History

United Kingdom
- Name: Kingston
- Owner: 1811:Richard Gibbs & Son ; 1817:William Parker; 1832:"Go l" & Co.;
- Builder: Sydenham Teast, Wapping Dock, Bristol
- Launched: 8 July 1811
- Fate: Wrecked 1833

General characteristics
- Tons burthen: 493, or 498, or 499, or 504, or 50439⁄94 (bm)
- Length: 119 ft 1 in (36.3 m)
- Beam: 30 ft 8 in (9.3 m)
- Sail plan: Ship
- Notes: Three decks

= Kingston (1811 ship) =

Kingston was launched at Bristol in 1811. She traded between Bristol and Jamaica until her owners sold her in 1818. She then made two voyages for the British East India Company (EIC). Afterwards she continued trading with India, and then with Quebec. She was wrecked in 1833.

==Career==
Kingston appears in Lloyd's Register in 1811 with William Sale, master, Gibbs & Co., owner, and trade Bristol—Jamaica. Sale remained her master until Gibbs & Co. sold her.

In 1817 Gibbs & Son purchased a new Kingston, and sold the old one, with Sale moving to be her master. The Register of Shipping for 1818 shows Kingstons master changing from Sale to Bowen, her owner from Gibbs & Son to Parker, and her trade from Bristol–Jamaica to London–Java.

EIC voyage #1 (1819-1820): Captain William Atkins Bowen sailed from the Downs on 12 July 1819, bound for Bengal. Kingston arrived at Calcutta on 16 November. Homeward bound, she was at Madras on 27 February 1820. she reached the Cape of Good Hope on 22 May and St Helena on 15 June, before arriving at Blackwall on 6 August.

EIC voyage #2 (1821-1822): Captain Bowen sailed from the Downs on 24 June 1821, bound for Bengal. Kingston reached São Tiago on 19 July and Simon's Bay on 14 September. She arrived at Calcutta on 30 November. Homeward bound, she was at Madras on 23 February 1822, the Cape on 21 May, and St Helena on 1 July. She arrived at the Downs on 28 August.

Thereafter Kingston traded with India and Quebec.

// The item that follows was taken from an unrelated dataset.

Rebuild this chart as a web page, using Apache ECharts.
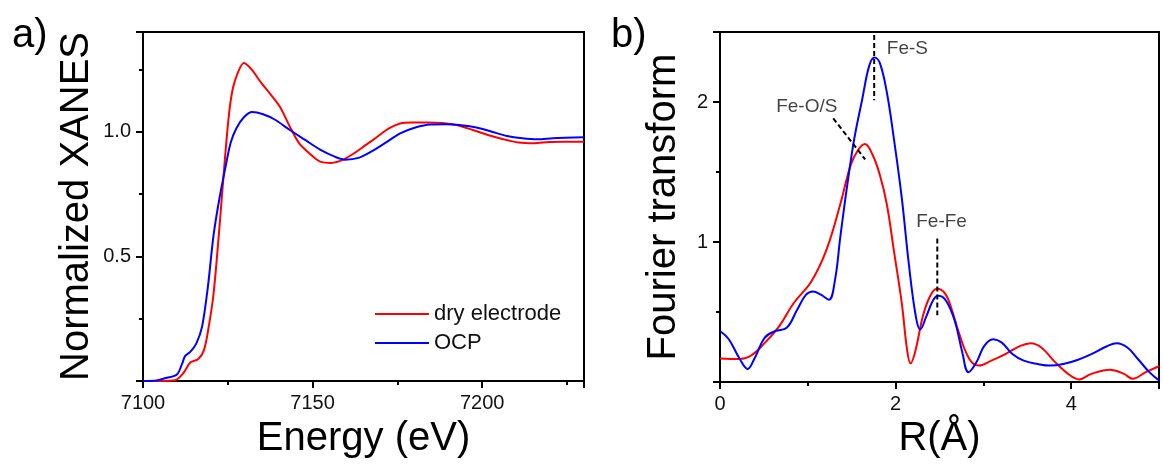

| Year | Master | Owner | Trade |
|---|---|---|---|
| 1825 | Bowen | Parker | London—Calcutta |
| 1830 | H. Crouch | Parker | London—Quebec |
| 1833 | H. Crouch | Parker "Go l" & Co. | London—Quebec |

==Fate==
Kingston was driven ashore and wrecked at Sandgate, Kent, while on a voyage from Quebec City to London. Her crew were rescued.